Australia has a new Prime Minister, once again the top job was taken through an internal party spill rather than at the ballot box. Of our last 5 Prime Ministers, the majority (Gillard, Turnbull, Morrison) have become PM through internal party politics rather than by the will of the voters.

On the politics, there isn’t much more we can add to the coverage of the last couple of weeks. What we are wondering is, how much does this Australian political theatre affect stock markets?

In theory there are a couple of important ways that these changes will affect markets. The main one, is the uncertainty that constant leadership churn has on policy. Businesses invest based on the policy framework a government is pursuing – for example, a Government pursuing a Carbon Tax will lead to businesses investing in renewable power. Where leaders are changing and policy priorities are changing with them, it creates a more uncertain environment to operate. Think of the uncertainty you would’ve dealt with if you were in a heavy energy using industry in Australia over the last decade.

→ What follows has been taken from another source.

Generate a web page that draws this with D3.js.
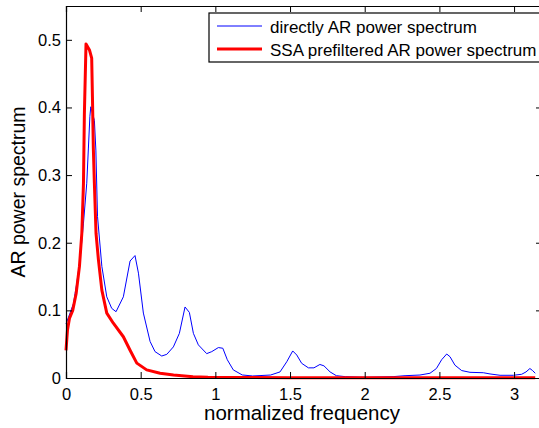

However, for every policy winner there is a policy loser so the net effect on the overall market shouldn’t be too drastic one way or another. For example, when Abbott beat Gillard in the 2013 election this was a big win for the mining industry and a set back for the renewable energy industry.

 

So, that’s a long way of saying there isn’t one expected effect of a leadership spill. For example, you can’t just expect the market to fall every time there is a spill. Instead, we’ve pulled out the chart of the ASX200 index (the index that tracks the price of the 200 largest public companies in Australia) and seen how it’s responded to this last decade of leadership commotion in Australia.

 

  1. Where it all began, Julia Gillard challenges Kevin Rudd and becomes Prime Minister (2010).

 

 

  1. Less than two years later, Rudd attempts to take the leadership back. Gillard survives convincingly (2012).

 

 

  1. With an election imminent, Rudd narrowly has the support of the party room to retake the Prime Ministership (2013).

 

 

  1. Just three months later, the Tony Abbott-led Coalition beats the Rudd-led Labor Party (2013).

 

 

  1. Less than two years into Abbott’s Prime Ministership, Turnbull has the numbers to become PM (2015).

 

 

  1. In a big week, the Liberal Party had two spills in a couple of days and Australia ended the week with a new Prime Minister.

 

 

So what’s our big  takeaway…?

 

Markets move. Constantly. From those charts it is difficult to conclude that markets care too much about this leadership speculation. There are some examples (like when Turnbull called the first spill on 21 August 2018) where you can clearly see the market reacting to this leadership news. Most of the other examples show markets haven’t moved too much in the midst of this leadership speculation. It appears there are more important things to a business’s success that who is Prime Minister.

As if we needed more proof that long term investing is the way to go, this chart from 2010 to 2018 shows that despite 6 PM’s the Australian market has continued its slow and relentless march upwards.